In mid-June, a federal civilian executive branch agency noticed suspicious activity upon examination of Microsoft 365 audit logs. After reporting it, Microsoft launched an investigation which determined that advanced persistent threat (APT) actors infiltrated Exchange Online Outlook data from some accounts. The cyberattack began in mid-May by a Chinese threat actor tracked as Storm-0558. It impacted 25 organizations’ email accounts, including those of government agencies, and related consumer accounts. Microsoft mitigated the attack for all users, and no further action is required on customers’ part.

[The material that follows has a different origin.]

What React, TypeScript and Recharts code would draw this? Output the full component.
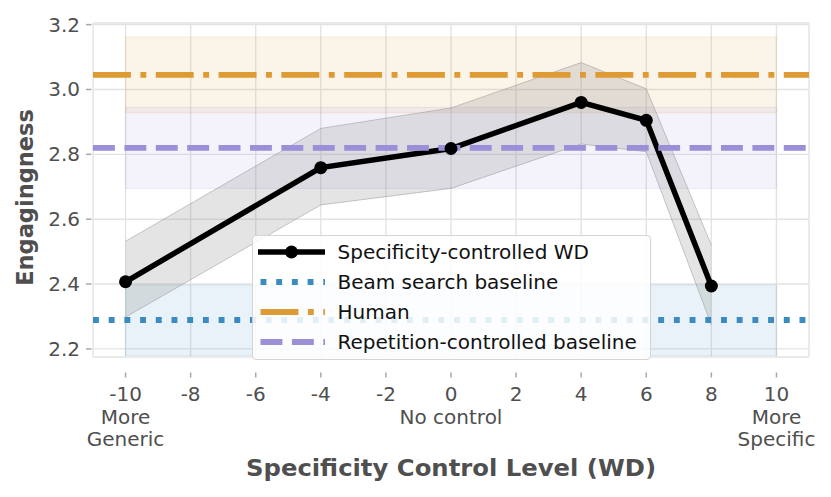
import {
  Area,
  CartesianGrid,
  ComposedChart,
  Legend,
  Line,
  ReferenceArea,
  ReferenceLine,
  XAxis,
  YAxis,
} from "recharts";

// specificity-controlled weighted decoding, mean and CI per control level
const wdLevels = [-10, -4, 0, 4, 6, 8];
const wdMean = [2.407, 2.759, 2.818, 2.96, 2.905, 2.394];
const wdLow = [2.298, 2.644, 2.695, 2.832, 2.808, 2.274];
const wdHigh = [2.532, 2.88, 2.943, 3.083, 3.002, 2.52];

// flat baselines (beam search, human, repetition-controlled)
const baselineNames = ["Beam search baseline", "Human", "Repetition-controlled baseline"];
const baselineMean = [2.289, 3.045, 2.82];
const baselineLow = [2.18, 2.928, 2.695];
const baselineHigh = [2.397, 3.162, 2.945];
const bandFrom = -10;
const bandTo = 10;

const seriesName = "Specificity-controlled WD";

const xTicks = [-10, -8, -6, -4, -2, 0, 2, 4, 6, 8, 10];
const yTicks = [2.2, 2.4, 2.6, 2.8, 3.0, 3.2];
const noteLevels = [-10, 0, 10];
const noteLines = [["More", "Generic"], ["No control"], ["More", "Specific"]];

const baselineColors = ["#3a8bc0", "#de9a33", "#9b8fd8"];
const baselineDash = ["5.9 9.8", "37.9 9.5 5.9 9.5", "21.9 9.5"];
const textGray = "#4f4f4f";

const data = wdLevels.map((x, i) => ({
  x,
  wd: wdMean[i],
  ci: [wdLow[i], wdHigh[i]],
}));

function XTick(props: any) {
  const { x, y, payload } = props;
  const idx = noteLevels.indexOf(payload.value);
  const notes = idx >= 0 ? noteLines[idx] : [];
  return (
    <g>
      <line x1={x} x2={x} y1={y + 15.5} y2={y + 20.5} stroke="#a8a8a8" strokeWidth={1.5} />
      <text x={x} y={y + 43.5} textAnchor="middle" fontSize={20} fill={textGray}>
        {String(payload.value)}
      </text>
      {notes.map((t, i) => (
        <text key={t} x={x} y={y + 66.5 + i * 22.5} textAnchor="middle" fontSize={20} fill={textGray}>
          {t}
        </text>
      ))}
    </g>
  );
}

function YTick(props: any) {
  const { x, y, payload } = props;
  return (
    <g>
      <line x1={x - 7} x2={x - 1.5} y1={y} y2={y} stroke="#a8a8a8" strokeWidth={1.5} />
      <text x={x - 13} y={y + 7} textAnchor="end" fontSize={20} fill={textGray}>
        {payload.value.toFixed(1)}
      </text>
    </g>
  );
}

function Handle({ kind }: { kind: number }) {
  if (kind < 0) {
    return (
      <svg width={67} height={20}>
        <line x1={0} x2={67} y1={10} y2={10} stroke="#000" strokeWidth={5.5} />
        <circle cx={33.5} cy={10} r={6.5} fill="#000" />
      </svg>
    );
  }
  return (
    <svg width={67} height={20}>
      <line
        x1={2.5}
        x2={67}
        y1={10}
        y2={10}
        stroke={baselineColors[kind]}
        strokeWidth={5.9}
        strokeDasharray={baselineDash[kind]}
      />
    </svg>
  );
}

function LegendBox() {
  const rows = [{ name: seriesName, kind: -1 }, ...baselineNames.map((name, kind) => ({ name, kind }))];
  return (
    <div
      style={{
        boxSizing: "border-box",
        width: 399,
        height: 125,
        border: "1px solid #d4d4d4",
        borderRadius: 4,
        background: "rgba(255,255,255,0.85)",
        padding: "1px 0 0 4.5px",
      }}
    >
      {rows.map((r) => (
        <div key={r.name} style={{ display: "flex", alignItems: "center", height: 30 }}>
          <Handle kind={r.kind} />
          <span style={{ marginLeft: 13, fontSize: 20, color: "#111", whiteSpace: "nowrap" }}>{r.name}</span>
        </div>
      ))}
    </div>
  );
}

export default function App() {
  return (
    <div style={{ position: "absolute", left: 0, top: 0, width: 831, height: 497, background: "#fff", fontFamily: "DejaVu Sans" }}>
      <ComposedChart width={831} height={497} data={data} margin={{ top: 23, right: 22, left: 13, bottom: 20 }}>
        <CartesianGrid stroke="#e3e3e3" strokeWidth={1.4} />
        <XAxis
          type="number"
          dataKey="x"
          domain={[-11, 11]}
          ticks={xTicks}
          allowDataOverflow
          height={120}
          axisLine={false}
          tickLine={false}
          tickSize={0}
          tickMargin={0}
          interval={0}
          tick={<XTick />}
          label={() => (
            <text
              x={451}
              y={476}
              textAnchor="middle"
              fontSize={23}
              fontWeight="bold"
              fill={textGray}
              textLength={410}
              lengthAdjust="spacingAndGlyphs"
            >
              Specificity Control Level (WD)
            </text>
          )}
        />
        <YAxis
          type="number"
          domain={[2.175, 3.205]}
          ticks={yTicks}
          allowDataOverflow
          width={80}
          axisLine={false}
          tickLine={false}
          tickSize={0}
          tickMargin={0}
          interval={0}
          tick={<YTick />}
          label={() => (
            <text
              x={25}
              y={197.5}
              transform="rotate(-90 25 197.5)"
              textAnchor="middle"
              dominantBaseline="central"
              fontSize={22.5}
              fontWeight="bold"
              fill={textGray}
            >
              Engagingness
            </text>
          )}
        />
        {baselineNames.map((name, i) => (
          <ReferenceArea
            key={`band-${name}`}
            x1={bandFrom}
            x2={bandTo}
            y1={baselineLow[i]}
            y2={baselineHigh[i]}
            fill={baselineColors[i]}
            fillOpacity={0.11}
            stroke={baselineColors[i]}
            strokeOpacity={0.15}
            strokeWidth={1}
          />
        ))}
        <Area
          type="linear"
          dataKey="ci"
          stroke="#8a8a8a"
          strokeOpacity={0.45}
          strokeWidth={1}
          fill="#8f8f8f"
          fillOpacity={0.24}
          dot={false}
          activeDot={false}
          isAnimationActive={false}
          legendType="none"
        />
        <Line
          type="linear"
          dataKey="wd"
          name={seriesName}
          stroke="#000"
          strokeWidth={5.5}
          dot={{ r: 6.5, fill: "#000", stroke: "#000", strokeWidth: 0 }}
          activeDot={false}
          isAnimationActive={false}
        />
        {baselineNames.map((name, i) => (
          <ReferenceLine
            key={`line-${name}`}
            y={baselineMean[i]}
            stroke={baselineColors[i]}
            strokeWidth={5.9}
            strokeDasharray={baselineDash[i]}
          />
        ))}
        <Legend
          layout="vertical"
          align="center"
          verticalAlign="middle"
          wrapperStyle={{ left: 252, top: 235, width: 399, height: 125 }}
          content={() => <LegendBox />}
        />
      </ComposedChart>
    </div>
  );
}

The breach comes after Microsoft discovered cyberattack attributed to Volt Typhoon, a Chinese state-sponsored threat actor, in May. The company hypothesized that the effort seeks to disrupt communications channels between the U.S. and Asia. This is especially important as U.S.-China tensions worsen, including on technology. This month, China placed restrictions on exports of two metals used in semiconductors, while the U.S. moved forward with plans to enforce new restrictions on American investments in Chinese quantum computing, AI, and semiconductor companies.
The advisory directs critical infrastructure organizations to utilize audit logging. It asserts, “critical infrastructure organizations are strongly urged to implement the logging recommendations in this advisory to enhance their cybersecurity posture and position themselves to detect similar malicious activity.”
It asks companies to enable both purview audit (premium) logging, which requires licensing at the G5/E5 level, and Microsoft 365 unified audit logging (UAL). The advisory highlights the importance of log monitoring, advising organizations to understand their cloud’s baseline and make sure that logs are searchable by operators. It notes, “organizations are encouraged to look for outliers and become familiar with baseline patterns to better understand abnormal versus normal traffic.”
The advisory also provides guidelines to mitigate cloud vulnerabilities. They will not prevent similar activity where hackers exploit compromised consumer keys but will minimize the impact of such activities on cloud environments. It instructs organizations to follow CISA’s baseline security configurations for Microsoft programs, separate administrator accounts from user accounts, collect and store access security logs, and use a telemetry hosting solution. Further, it urges organizations to review all contractual relationships with cloud service providers and verify that contracts include appropriate security controls, ample monitoring practices, and notification mechanisms for confirmed or suspected activity.
Companies should report any suspicious activity in Microsoft Exchange Online environments to Microsoft. Such activity can also be reported to CISA via its 24/7 operations center by email or phone.